The Russian government has stated it’s willing to work with anyone, but doctoral student Diana Sokolova said it favors Republican candidate Donald Trump. A recent poll showed about 40 percent preferred the Republican candidate as opposed to 10 percent for Democratic candidate Hillary Clinton, Sokolova said.
“Of course they prefer Trump because he’s been the one who was vocal about establishing good relations with Russia,” Sokolova said.
Sokolova shared her home country’s perspective as a part of “Election Night Central” on Tuesday in the Franklin Hall commons, an event put on by the Media School and the Department of Political Science.

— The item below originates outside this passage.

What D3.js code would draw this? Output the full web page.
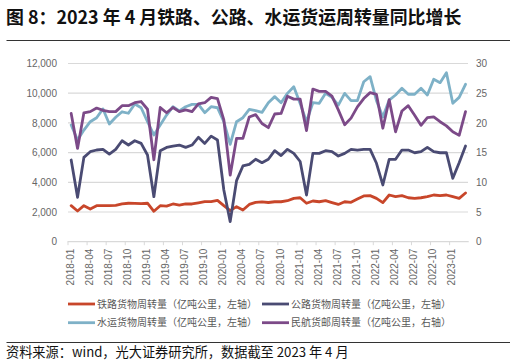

While the big screen aired several different media outlets covering the election, three panels commenced in the lobby to entice political discussion.
The second panel, in which Sokolova spoke, shared international perspectives on the presidential election and its candidates.
Sokolova talked about how she visited Russia in the summer for her studies and discovered her own cousin was pro-Trump.
“This is the reality of Russia today, and the reality is that they want Trump to win,” Sokolova said.
Sokolova said Russia feels they could control Trump like a puppet in the White House.
“Russia probably believes that they could manipulate Trump, and they feel that Trump doesn’t really understand the political system,” Sokolova said. “They will definitely lose international presence and dominance, especially the Middle East, if Hillary Clinton becomes president.”
France, in contrast, is more supportive of Clinton, assistant professor Julien Mailland said.
“From a French perspective in general, we look at Obama and Clinton as almost these kind of like idealistic people,” Mailland said.
Mailland said many people in France were excited about President Obama being elected in 2008 because he was the first black president but also because they were ready for someone other than former president George W. Bush. In this election, it seems France again prefers the Democratic candidate partly because Clinton would be the first female president.
“I feel that people now in France are saying Hillary is kind of like this saint, almost,” Mailland said.
He talked about the regulated media coverage in France and compared it to American media coverage.
“I think there’s a really big discrepancy about how the French people perceive these candidates and the fact that these candidates are much more complex than they appear,” Mailland said.
In Italy, there has also been a lot of enthusiasm for Obama and recently Clinton, doctoral student Umberto Famulari said. The Italian press released a poll Tuesday that showed 77 percent of Italian people would vote for Clinton, Famulari said.
“I had the feeling she was quite popular when she was secretary of state, for example, a couple of years ago,” Famulari said.
Argentina has even more Clinton support, with 86 percent of people stating they would vote for Clinton, political analyst Sergio Berensztein said. Berensztein said the Argentine president Mauricio Macri does not have a good relation with Trump. He shared a story about Marci starting a project in New York. When it failed, Macri sold out to Trump. The negotiation did not work out in Macri’s favor and his family lost a lot of money in the deal, Berensztein said.
“The relationship is not going to be nice if Trump wins,” Berensztein said.
Mailland said France is not as interested in most American political affairs as the presidential election. The main reason for this is because of its importance in relations.
“The president is the face of America,” Mailland said.
Two other panels that night covered other political topics having to do with the media, with the first focusing on the media’s coverage of the election and the second relating the ethics and norms of political journalism. The first panel featured individuals such as associate professor Julia Fox and assistant professor Bernard Fraga. The second panel included assistant professor Nick Browning and professor of practice Elaine Monaghan, who moderated the second panel.